The well-reviewed Vinh Hung Heritage Hotel offers modestly priced rooms in the center of the historic district. On average, hotel prices in Hoi An are down about 11% and average just $66 a night, according to Hotels.com.
Adventurous travelers will find spectacular sights in a lush jungle setting in this Cambodian cultural capital. Flights to Siem Reap are down almost 11% this year, averaging $812, according to Hopper.
Once you arrive, get your bearings by visiting the Angkor National Museum ($12 admission), which focuses on the Khmer civilization (the predecessor to the modern Cambodian state). It’s a great way to put into context the nearby Angkor temples nearby ($37 for a one-day pass), which cover an area of almost 250 square miles. Allow at least a few hours to visit the Temple of Angkor Wat, the biggest and arguably most spectacular of these sites. If you’re looking for a less-traversed temple, check out the spectacular views from Phnom Bok (included in the Angkor Archaeological Park pass), and located about 45 minutes outside the city by car.
Siem Reap also has a lively street food scene, especially at night, with vendors that set up opposite the Old Market and near the Park Hyatt Hotel. Don’t forget to try the potent local rice wine, called sraa.
A bustling city full of medieval charm, Krakow is also one of the oldest in Poland. Hopper reports flights from the U.S. are down 5% over the past year, while the cost to spend a night averages $107, according to Hotels.com.
In the main square of Old Town, you can listen for the trumpet signal that is played live on the hour from St. Mary’s Basilica. For a quick bite, check out the city’s milk bars — a holdover from Krakow’s Soviet days, these former worker canteens now serve cheap, simple dishes like pierogis. (U Stasi, located in Old Town, is a good bet.)
The remnants of the Holocaust loom large in Poland. Several tour companies offer tours of the old Jewish quarter of Kazimierz, and further afield, you can visit former concentration camp sites like Auschwitz and Plaszów — the latter made famous through the film Schindler’s List.
Desert sands and pyramids spring to mind when you think of Egypt, but this city, located on the Red Sea, is perfect for those seeking beach days and water adventures.
Getting here may require a couple flights, but there are some seriously good values for hotels available. Rooms go for about $100 on average, more than 40% less than they did in 2015, Hotels.com found.
The Egyptian pound has also weakened against the dollar, allowing you to better take advantage of top-of-the-line scuba diving and snorkeling trips. That’s important, because the main attractions here lie below the water line. Experienced divers shouldn’t miss a visit to Ras Mohammed National Park’s southern tip. Named one of the best dives in the world by Lonely Planet, it offers views of sheer coral reef walls through dense arrays of fish and the remains of a Cypriot freighter. Less advanced divers may want to try Ras Um Sid for a dramatic dropoff that also teems with fish.
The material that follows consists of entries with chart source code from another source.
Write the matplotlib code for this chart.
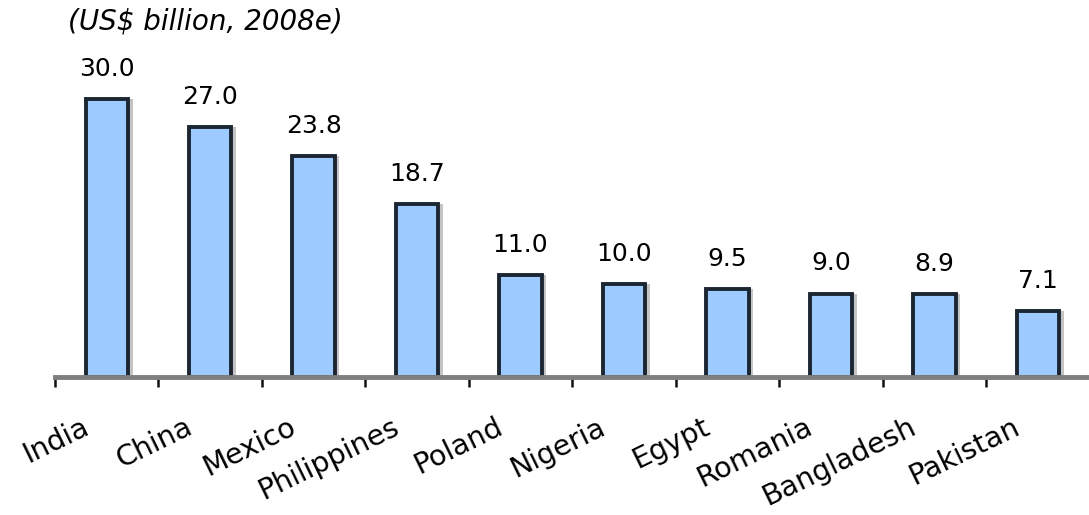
import matplotlib.pyplot as plt
import matplotlib.transforms as mtransforms
import numpy as np

countries = ['India', 'China', 'Mexico', 'Philippines', 'Poland', 'Nigeria',
             'Egypt', 'Romania', 'Bangladesh', 'Pakistan']
values = [30.0, 27.0, 23.8, 18.7, 11.0, 10.0, 9.5, 9.0, 8.9, 7.1]
value_labels = ['30.0', '27.0', '23.8', '18.7', '11.0', '10.0', '9.5', '9.0', '8.9', '7.1']
unit_label = '(US$ billion, 2008e)'

plt.rcParams['font.family'] = ['DejaVu Sans']

fig = plt.figure(figsize=(10.89, 5.15), dpi=100)
ax = fig.add_axes([0.0505, 0.268, 0.95, 0.648])

x = np.arange(len(countries))
w = 0.41

# grey drop shadow to the right of each bar
ax.bar(x + 0.045, values, width=w, color='#c4c4c4', zorder=1)
ax.bar(x, values, width=w, color='#9dcbff', edgecolor='#1c2633', linewidth=2.8, zorder=2)

for xi, v, lab in zip(x, values, value_labels):
    ax.annotate(lab, (xi, v), xytext=(0, 13), textcoords='offset points',
                ha='center', va='bottom', fontsize=18)

ax.set_xlim(-0.5, 9.5)
ax.set_ylim(0, 36)

for s in ['top', 'right', 'left']:
    ax.spines[s].set_visible(False)
ax.spines['bottom'].set_color('#7f7f7f')
ax.spines['bottom'].set_linewidth(3.5)
ax.set_yticks([])

# ticks between categories, labels drawn separately
ax.set_xticks([])
ax.set_xticks(np.arange(-0.5, 10, 1), minor=True)
ax.tick_params(axis='x', which='minor', direction='out', length=7, width=1.8,
               color='#111111', labelbottom=False)

offset = mtransforms.ScaledTranslation(-0.26, -0.36, fig.dpi_scale_trans)
for xi, name in zip(x, countries):
    ax.text(xi, 0, name, rotation=26, rotation_mode='anchor', ha='right', va='top',
            fontsize=20.5, transform=ax.transData + offset)

fig.text(0.062, 0.958, unit_label, fontsize=20, style='italic', ha='left', va='center')

fig.savefig('out.png', dpi=100)
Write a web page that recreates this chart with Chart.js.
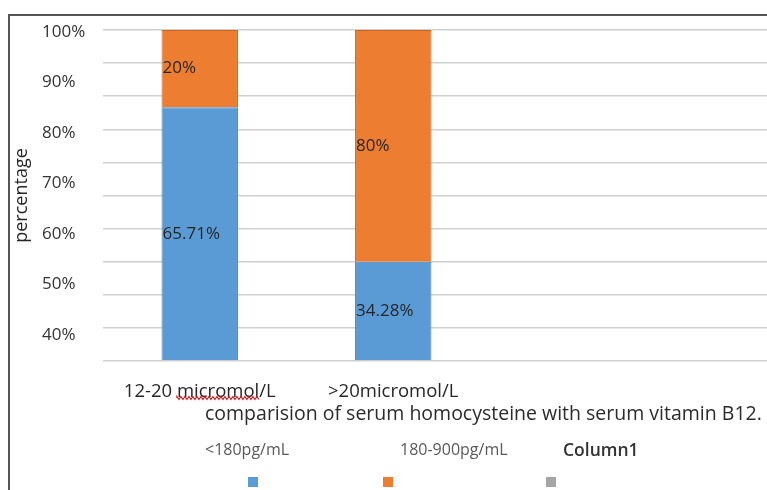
<!DOCTYPE html>
<html>
<head>
<meta charset="utf-8">
<script src="https://cdn.jsdelivr.net/npm/chart.js@4.4.1/dist/chart.umd.min.js"></script>
<style>
    html, body { margin: 0; padding: 0; background: #fff; overflow: hidden; }
    #wrap { position: relative; width: 767px; height: 490px; overflow: hidden; font-family: 'Open Sans', sans-serif; }
    #bingkai { position: absolute; left: 8px; top: 14px; width: 900px; height: 500px; border-top: 2px solid #555; border-left: 2px solid #555; }
    #chartPersen { position: absolute; left: 0; top: 0; }
    #judul { position: absolute; left: 205px; top: 399px; font-size: 19.5px; color: #2b2b2b; white-space: nowrap; }
    .leg-teks { position: absolute; top: 438px; font-size: 16px; color: #595959; white-space: nowrap; }
    .leg-kotak { position: absolute; top: 477px; width: 10px; height: 10px; }
</style>
</head>
<body>
<div id="wrap">
    <div id="bingkai"></div>
    <canvas id="chartPersen" width="880" height="490"></canvas>
    <div id="judul">comparision of serum homocysteine with serum vitamin B12.</div>
    <div id="legenda"></div>
</div>
<script>
// Data dari grafik (nilai mentah, lalu dijadikan 100% bertumpuk)
const categories = ['12-20 micromol/L', '>20micromol/L'];
const below180 = [65.71, 34.28];
const from180to900 = [20, 80];
const column1 = [null, null];
const seriesNames = ['<180pg/mL', '180-900pg/mL', 'Column1'];
const tickLabels = [40, 50, 60, 70, 80, 90, 100];

// total tiap kategori, untuk persentase tumpukan
const totals = categories.map((c, i) => below180[i] + from180to900[i] + (column1[i] || 0));
function share(arr) {
    return arr.map((v, i) => v == null ? null : v / totals[i] * 100);
}

// label nilai di dalam batang (rata kiri seperti aslinya)
const labelNilai = {
    id: 'labelNilai',
    afterDatasetsDraw(chart) {
        const ctx = chart.ctx;
        ctx.save();
        ctx.font = '17px "Open Sans"';
        ctx.fillStyle = '#262626';
        ctx.textAlign = 'left';
        ctx.textBaseline = 'middle';
        chart.data.datasets.forEach((ds, i) => {
            chart.getDatasetMeta(i).data.forEach((bar, j) => {
                const v = ds.raw[j];
                if (v == null) return;
                const p = bar.getProps(['x', 'y', 'base', 'width'], true);
                ctx.fillText(v + '%', p.x - p.width / 2 + 1, (p.y + p.base) / 2);
            });
        });
        ctx.restore();
    }
};

// garis merah bergelombang (spell check) di bawah "micromol"
const gelombang = {
    id: 'gelombang',
    afterDraw(chart) {
        const ctx = chart.ctx;
        const sx = chart.scales.x;
        const teks = categories[0];
        const kata = 'micromol';
        ctx.save();
        ctx.font = '18.5px "Open Sans"';
        const cx = sx.getPixelForTick(0);
        const x0 = cx - ctx.measureText(teks).width / 2 + ctx.measureText(teks.slice(0, teks.indexOf(kata))).width;
        const x1 = x0 + ctx.measureText(kata).width;
        const y = chart.chartArea.bottom + 37;
        ctx.strokeStyle = '#d42020';
        ctx.lineWidth = 1.2;
        ctx.beginPath();
        ctx.moveTo(x0, y);
        for (let x = x0, k = 0; x <= x1; x += 2, k++) {
            ctx.lineTo(x, y + (k % 2 ? 1.5 : -1.5));
        }
        ctx.stroke();
        ctx.restore();
    }
};

const warna = ['#5b9bd5', '#ed7d31', '#a5a5a5'];
const warnaTepi = ['#4a84bb', '#c9651f', '#8c8c8c'];
const rawData = [below180, from180to900, column1];

const chart = new Chart(document.getElementById('chartPersen'), {
    type: 'bar',
    data: {
        // dua baris kosong di tabel Excel ikut jadi kategori
        labels: categories.concat(['', '']),
        datasets: seriesNames.map((nama, i) => ({
            label: nama,
            data: share(rawData[i]),
            raw: rawData[i],
            backgroundColor: warna[i],
            borderColor: warnaTepi[i],
            borderWidth: 1,
            barPercentage: 0.395,
            categoryPercentage: 1
        }))
    },
    options: {
        responsive: false,
        animation: false,
        layout: { padding: { left: 11, top: 30, right: 3, bottom: 0 } },
        plugins: {
            legend: { display: false },
            tooltip: { enabled: false }
        },
        scales: {
            x: {
                stacked: true,
                grid: { display: false },
                border: { display: false },
                ticks: {
                    color: '#262626',
                    font: { family: 'Open Sans', size: 18.5 },
                    padding: 12,
                    maxRotation: 0,
                    autoSkip: false
                },
                afterFit: s => { s.height = 129; }
            },
            y: {
                stacked: true,
                position: 'left',
                weight: 1,
                min: 0,
                max: 100,
                ticks: { display: false, stepSize: 10 },
                grid: { color: '#d0d0d0', lineWidth: 1.5, drawTicks: false },
                border: { display: false },
                title: {
                    display: true,
                    text: 'percentage',
                    color: '#262626',
                    font: { family: 'Open Sans', size: 18 },
                    padding: 0
                },
                afterFit: s => { s.width = 31; }
            },
            yLabel: {
                position: 'left',
                weight: 0,
                min: 34.8,
                max: 100.4,
                grid: { display: false },
                border: { display: false },
                ticks: {
                    crossAlign: 'far',
                    color: '#333',
                    font: { family: 'Open Sans', size: 17 },
                    callback: v => v + '%'
                },
                afterBuildTicks: s => { s.ticks = tickLabels.map(v => ({ value: v })); },
                afterFit: s => { s.width = 61; }
            }
        }
    },
    plugins: [labelNilai, gelombang]
});

// legenda manual: teks di atas, kotak warna di bawah
const posisiLegenda = [
    { teks: 205, kotak: 248 },
    { teks: 400, kotak: 383 },
    { teks: 563, kotak: 546 }
];
const legenda = document.getElementById('legenda');
chart.data.datasets.forEach((ds, i) => {
    const t = document.createElement('div');
    t.className = 'leg-teks';
    t.style.left = posisiLegenda[i].teks + 'px';
    t.textContent = ds.label;
    if (i === 2) { t.style.fontWeight = '600'; t.style.color = '#333'; t.style.fontSize = '17.5px'; t.style.top = '437px'; }
    legenda.appendChild(t);
    const k = document.createElement('div');
    k.className = 'leg-kotak';
    k.style.left = posisiLegenda[i].kotak + 'px';
    k.style.background = ds.backgroundColor;
    legenda.appendChild(k);
});
</script>
</body>
</html>
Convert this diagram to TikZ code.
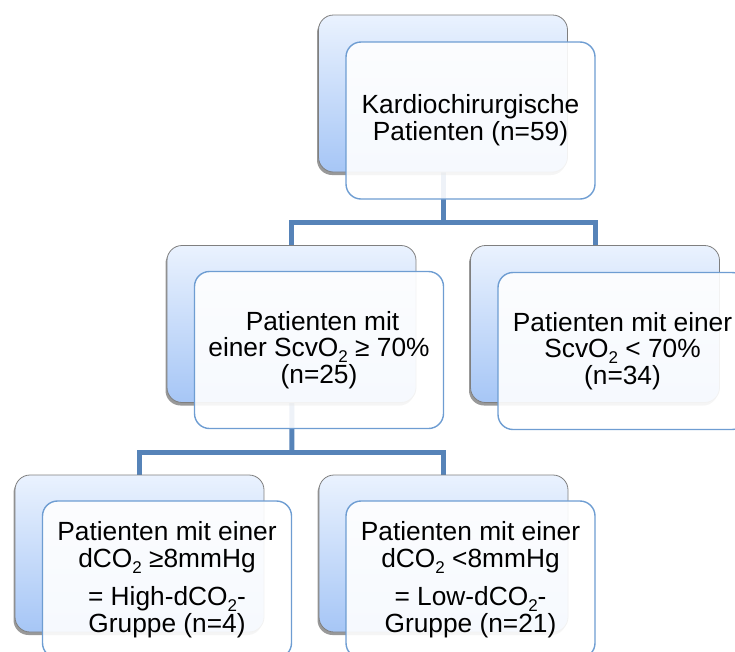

After centuries of rule by a succession of empires, Sofia is left with an eclectic mix of Roman ruins, Ottoman-era mosques, domed churches, and Soviet military monuments. As with many European cities, both airfare and hotel costs have fallen year over year.
Start your sightseeing at Aleksander Nevsky Cathedral, whose golden domes are a striking symbol of the city; it was constructed to honor soldiers who died fighting for Bulgaria’s independence during the 19th century Russo-Turkish War. The underground museum at St. Sofia Church holds an ancient necropolis and the remains of four other churches.
Sample authentic Bulgarian cuisine at Manastirska Magernitsa, whose recipes come from a monastery. Or try an updated spin on the traditional fare at Moma Bulgarian Food & Wine, where you’ll want to start with a shot of “rakia.”